Millones de católicos filipinos esperan con ansia la llegada del Papa Francisco, igual que un niño espera con ganas el cálido abrazo del padre al final de la jornada, cuando vuelve a casa del trabajo. Y lo hace embarcándose en un viaje de miles de kilómetros para venir a un país pobre del tercer mundo, muchas veces sacudido por desastres naturales, para ofrecernos una fe y una esperanza renovadas, y una alegría que llene nuestros corazones más allá de las lágrimas y el dolor. Es un padre y nos trae un abrazo que habla de misericordia y compasión, las dos expresiones que constituyen el motor de su visita.
En nuestra última Escuela de comunidad, decidimos leer y reflexionar sobre algunos textos del Papa, después de plantearnos la mejor manera de prepararnos para su visita. Leímos en Huellas la entrevista al padre Antonio Spadaro sobre Francisco y compartimos nuestra experiencia a partir de sus palabras, pues la «reflexión siempre debe partir de una experiencia». Nos dimos cuenta de la importancia de muchos de sus gestos y mensajes, como la necesidad de que seamos «auténticos testigos» que «unen gestos a las palabras», siempre dichas en términos muy prácticos.
Una exhortación que percibimos realmente como personal para cada uno de los presentes fue la de ser evangelizadores que «hablan de un Dios que nosotros mismos conocemos y que nos resulta familiar». Glen, por ejemplo, contó cómo, inspirado en el llamamiento del Papa a la misericordia y a la compasión, le venían a la mente los muchos pobres y sin techo que se ven obligados a dormir en las aceras y en las calles en las frías noches invernales, hasta el punto de que llegó a comprar mantas para regalarle a esta gente. Un gesto de amor práctico.

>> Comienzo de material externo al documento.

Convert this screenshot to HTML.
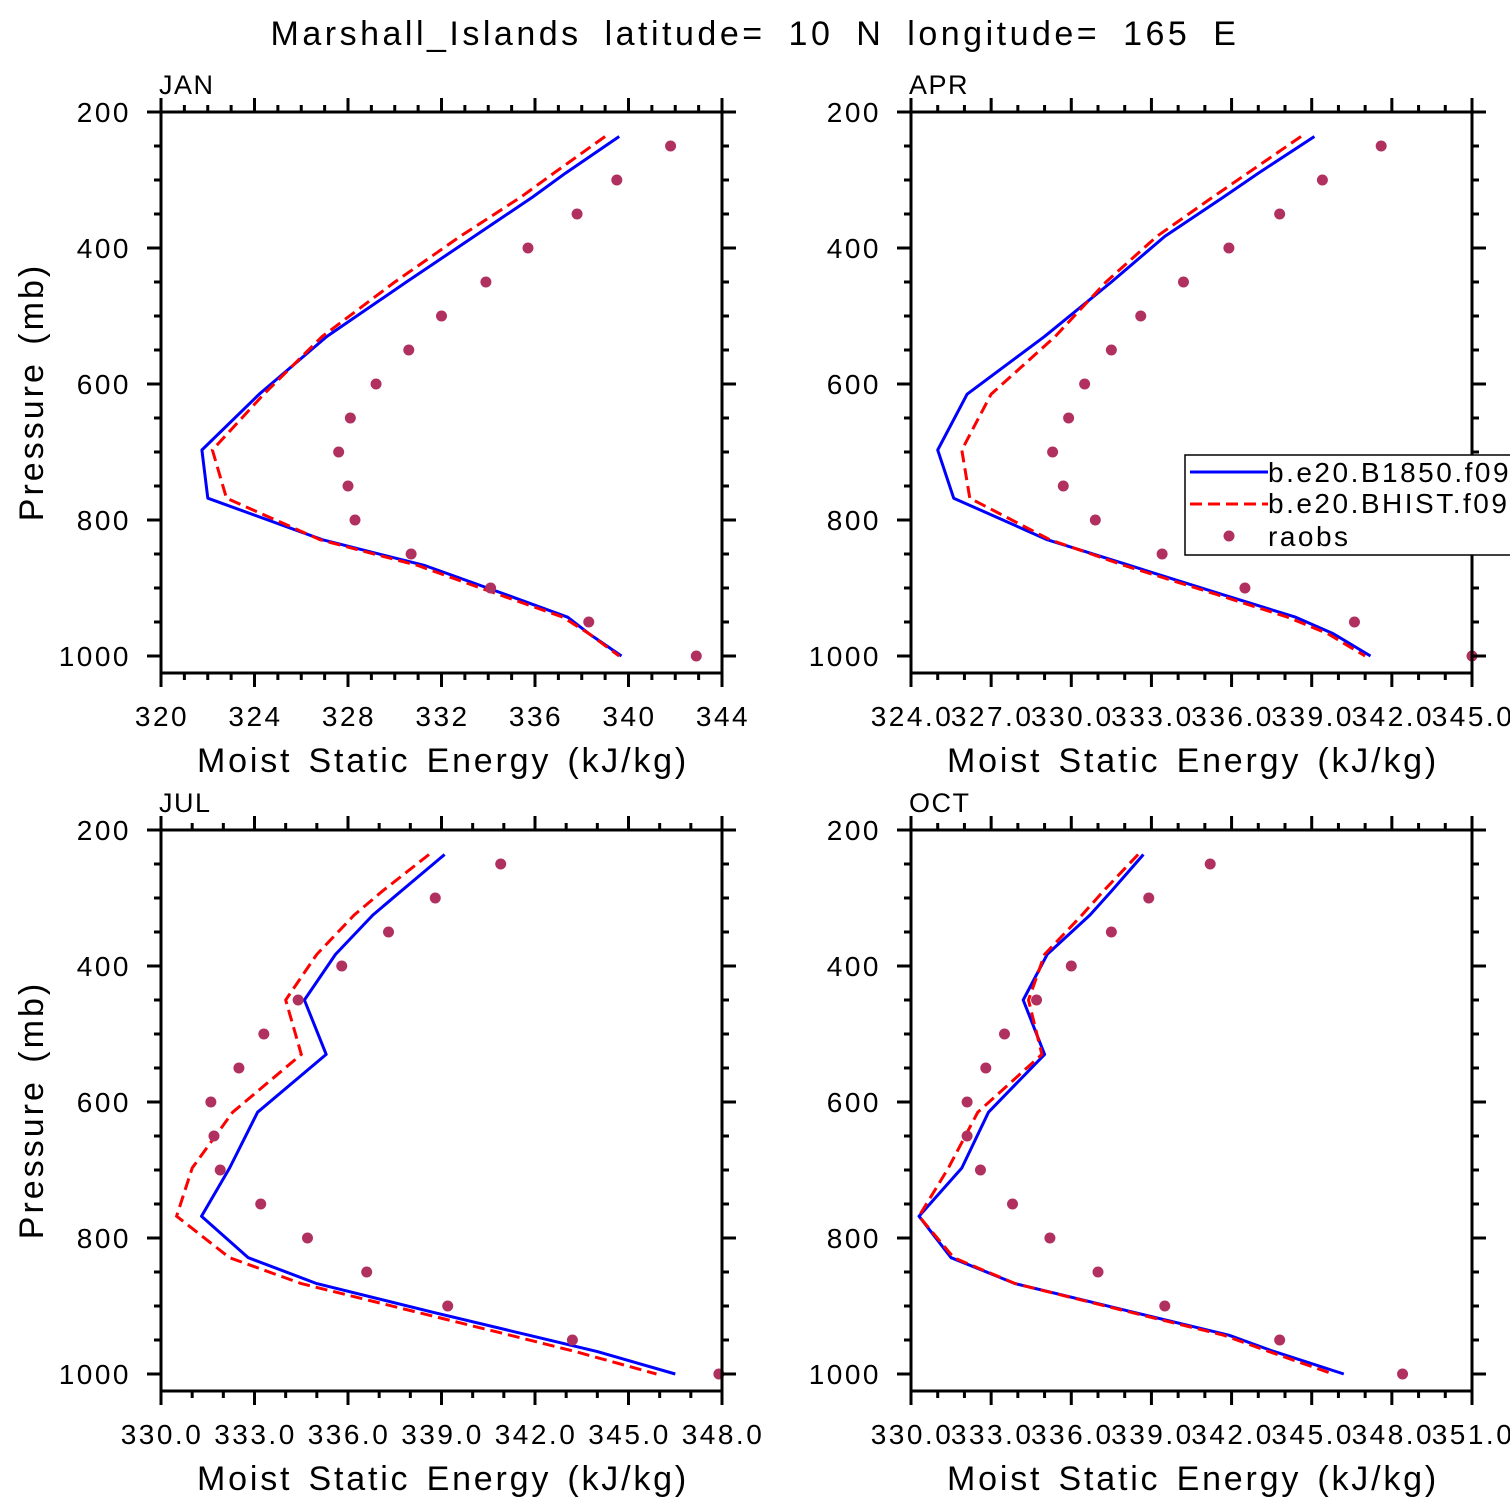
<!DOCTYPE html>
<html><head><meta charset="utf-8"><style>
body{margin:0;background:#fff}
svg{display:block;font-family:"Liberation Sans",sans-serif}
</style></head><body>
<svg id="c" width="1510" height="1510" viewBox="0 0 1510 1510">
<text x="755" y="45" text-anchor="middle" font-size="34" letter-spacing="3.5" word-spacing="10">Marshall_Islands  latitude= 10 N longitude= 165 E</text>
</svg>
<script>
const levels=[236,290,325,383,450,530,615,697,768,829,867,909,943,967,1000];
const obsLevels=[250,300,350,400,450,500,550,600,650,700,750,800,850,900,950,1000];
const janBlue=[339.6,337.3,335.9,333.4,330.5,327.1,324.2,321.75,322.0,326.9,331.3,334.7,337.4,338.3,339.7];
const janRed=[339.0,336.8,335.4,332.8,330.0,326.9,324.4,322.2,322.8,326.8,331.0,334.4,337.2,338.3,339.6];
const janObs=[341.8,339.5,337.8,335.7,333.9,332.0,330.6,329.2,328.1,327.6,328.0,328.3,330.7,334.1,338.3,342.9];
const aprBlue=[339.1,337.0,335.7,333.5,331.5,329.0,326.1,325.0,325.6,329.1,332.2,335.6,338.4,339.8,341.2];
const aprRed=[338.6,336.6,335.3,333.2,331.3,329.4,327.0,325.9,326.2,329.2,332.0,335.4,338.1,339.6,341.0];
const aprObs=[341.6,339.4,337.8,335.9,334.2,332.6,331.5,330.5,329.9,329.3,329.7,330.9,333.4,336.5,340.6,345.0];
const julBlue=[339.1,337.7,336.8,335.6,334.6,335.3,333.1,332.2,331.3,332.8,335.0,338.7,341.8,344.0,346.5];
const julRed=[338.6,337.1,336.2,335.0,334.0,334.5,332.3,331.0,330.5,332.2,334.5,338.2,341.2,343.3,345.9];
const julObs=[340.9,338.8,337.3,335.8,334.4,333.3,332.5,331.6,331.7,331.9,333.2,334.7,336.6,339.2,343.2,347.9];
const octBlue=[338.7,337.5,336.7,335.1,334.2,335.0,332.9,331.9,330.3,331.5,333.9,338.3,341.9,343.6,346.2];
const octRed=[338.5,337.2,336.4,335.0,334.4,334.9,332.5,331.4,330.3,331.6,333.9,338.2,341.7,343.4,345.8];
const octObs=[341.2,338.9,337.5,336.0,334.7,333.5,332.8,332.1,332.1,332.6,333.8,335.2,337.0,339.5,343.8,348.4];
const janTicks=["320","324","328","332","336","340","344"];
const aprTicks=["324.0","327.0","330.0","333.0","336.0","339.0","342.0","345.0"];
const julTicks=["330.0","333.0","336.0","339.0","342.0","345.0","348.0"];
const octTicks=["330.0","333.0","336.0","339.0","342.0","345.0","348.0","351.0"];
const yTicks=["200","400","600","800","1000"];
const NS="http://www.w3.org/2000/svg";
const svg=document.getElementById('c');
function mk(t,a,p){const e=document.createElementNS(NS,t);for(const k in a)e.setAttribute(k,a[k]);(p||svg).appendChild(e);return e;}
function panel(name,x0,y0,xmin,xmax,step,minor,ticks,blue,red,obs,legend,ytitle){
  const x1=x0+561,y1=y0+561;
  const g=mk('g',{});
  
  
  const X=v=>x0+(v-xmin)/(xmax-xmin)*561;
  const Y=p=>y0+(p-200)*0.68;
  const pts=a=>a.map((v,i)=>X(v).toFixed(1)+','+Y(levels[i]).toFixed(1)).join(' ');
  const b=mk('polyline',{points:pts(blue),fill:'none',stroke:'#0000ff','stroke-width':3,'stroke-linejoin':'round'},g);
  
  
  const r=mk('polyline',{points:pts(red),fill:'none',stroke:'#ff0000','stroke-width':3,'stroke-dasharray':'12 6'},g);
  
  
  obs.forEach((v,i)=>{const c=mk('circle',{cx:X(v),cy:Y(obsLevels[i]),r:5.5,fill:'#b03060'},g);
    
    });
  const f=mk('rect',{x:x0,y:y0,width:561,height:561,fill:'none',stroke:'#000','stroke-width':3},g);
  
  
  let d='';
  for(let p=200;p<=1000;p+=50){const L=(p%200==0)?14:7;const y=Y(p);d+=`M${x0-L},${y}H${x0}M${x1},${y}H${x1+L}`;}
  for(let v=xmin;v<=xmax+1e-6;v+=minor){const maj=Math.abs(((v-xmin)/step)-Math.round((v-xmin)/step))<1e-6;const L=maj?14:7;const x=X(v);d+=`M${x},${y1}V${y1+L}M${x},${y0}V${y0-L}`;}
  const tk=mk('path',{d:d,stroke:'#000','stroke-width':3,fill:'none'},g);
  
  
  yTicks.forEach((t,i)=>{const e=mk('text',{x:x0-30,y:Y(200+i*200)+10,'text-anchor':'end','font-size':28,'letter-spacing':2.5},g);e.textContent=t;
    
    });
  ticks.forEach((t,i)=>{const e=mk('text',{x:X(xmin+i*step)+1,y:y1+53,'text-anchor':'middle','font-size':28,'letter-spacing':2.5},g);e.textContent=t;
    
    });
  const xt=mk('text',{x:x0+282,y:y1+99,'text-anchor':'middle','font-size':34,'letter-spacing':2.8,'word-spacing':4},g);xt.textContent='Moist Static Energy (kJ/kg)';
  
  
  if(ytitle){
  const yt=mk('text',{x:0,y:0,'text-anchor':'middle','font-size':34,'letter-spacing':3,'word-spacing':4,transform:`translate(${x0-118},${y0+280}) rotate(-90)`},g);yt.textContent='Pressure (mb)';
  
  
  }
  const lb=mk('text',{x:x0-2,y:y0-18,'font-size':27,'letter-spacing':1.5},g);lb.textContent=name.toUpperCase();
  
  
  if(legend){
    const lg=mk('g',{},g);
    
    
    mk('rect',{x:1185,y:455,width:340,height:100,fill:'#fff',stroke:'#000','stroke-width':1.5},lg);
    mk('line',{x1:1190,y1:472,x2:1268,y2:472,stroke:'#0000ff','stroke-width':3},lg);
    mk('line',{x1:1190,y1:504,x2:1268,y2:504,stroke:'#ff0000','stroke-width':3,'stroke-dasharray':'12 6'},lg);
    mk('circle',{cx:1229,cy:536,r:5.5,fill:'#b03060'},lg);
    [['b.e20.B1850.f09',482],['b.e20.BHIST.f09',513],['raobs',546]].forEach(([t,y])=>{const e=mk('text',{x:1268,y:y,'font-size':28,'letter-spacing':2.5},lg);e.textContent=t;
      
      });
  }
}
panel('jan',161,112,320,344,4,1,janTicks,janBlue,janRed,janObs,false,true);
panel('apr',911,112,324,345,3,1,aprTicks,aprBlue,aprRed,aprObs,true,false);
panel('jul',161,830,330,348,3,1,julTicks,julBlue,julRed,julObs,false,true);
panel('oct',911,830,330,351,3,1,octTicks,octBlue,octRed,octObs,false,false);
</script>
</body></html>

Respecto a mí, reflexionar sobre cómo el Papa valora su momento de oración por la noche, cuando, como decía el artículo, «pone su jornada delante del Señor y reza por lo que ha vivido, en otras palabras, por su experiencia», ha vuelto a despertar en mi corazón la idea de que, al terminar la jornada, debería mirar allí donde Cristo me ha salido al encuentro en lo que he vivido, para poder, con toda humildad, pedirle su perdón.
Yo no podré acercarme a él físicamente en los pocos días que estará aquí, pero siento su abrazo paterno, exactamente igual que muchos otros que le llaman «nuestro Santo Padre».